Thursday, August 19, 2010

Indonesian Central Bank Reviewing Shariah Lending Rules

Jakarta. The central bank is considering easing restrictions on Islamic banks by allowing them to adjust loan terms and boost lending.

“Shariah banks have asked that loans that are still current be allowed to be restructured,” Mulya Siregar, director of Islamic banking at the central bank, said in an interview in Jakarta on Tuesday.

“We’re having intensive discussions and will make a decision by the fourth quarter at the latest.” Current regulations, issued in 2008, only permit terms to be altered once debt becomes non-performing, Mulya said.

Indonesia, home to 192 million Muslims, introduced a law two years ago allowing financial institutions to offer services that comply with Shariah principles, 25 years after Malaysia.

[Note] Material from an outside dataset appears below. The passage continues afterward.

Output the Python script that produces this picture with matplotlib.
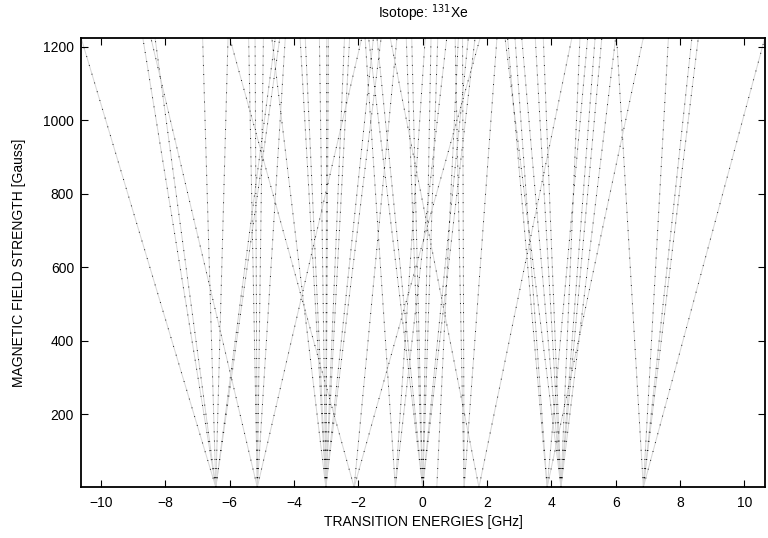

Islamic banking assets total $93 billion in Malaysia in 2009, or 20 percent of the total, compared with 2.9 percent in Indonesia, according to central bank data.

Islamic finance assets in Indonesia may increase 30 percent to Rp 97 trillion ($10.77 billion) by the end of 2010, up from Rp 75 trillion in 2009, Mulya said.

“Even with the late introduction of the laws, growth has been remarkable,” Mulya said. “We only had three Islamic banks in early 2008, now we have 10.” The 2008 law requires all lenders to spin off their Shariah divisions into separate units by 2023, he said.

Non-performing loans at Indonesia’s Islamic banks fell to 3.89 percent of total lending in June, down from 4.39 percent in the same month a year earlier, according to the central bank’s Web site.

That’s more than the 2.24 percent rate for troubled loans at secular commercial banks, down from 2.72 percent a year ago.

“Allowing banks to restructure early would help them focus on giving loans,” Teguh Hartanto, an analyst at state-owned Bahana Securities, said in an interview on Wednesday.

“Credit quality can deteriorate easily in a bad economic environment, forcing banks to curb lending as they have to maintain or even increase capital to support the higher NPL level.”

The non-performing loan rate could hit 4.7 percent if economic conditions deteriorate by 25 percent, the central bank said in a March report.

Indonesia needs to offer tax incentives to attract investors who don’t use religion as a basis for making investments in order to expand Islamic financial services, said Fauzi Ichsan, an economist at Standard Chartered.

“We have to understand that Indonesia is the world’s biggest Muslim country but its population is secular,” said Fauzi, whose bank gets most of its profit from emerging markets.

“Unless it has full government and parliamentary support, growth for Islamic finance in Indonesia may not be as smooth and large as Malaysia or some other Muslim countries.”

Banking that complies with the religion’s ban on interest is increasing at a rate of 15 percent annually, according to the Islamic Financial Services Board, making it the fastest-growing segment in the financial industry. Assets held by Islamic banks may climb to $1.6 trillion by 2012, IFSB and the Islamic Development Bank said in a report in April.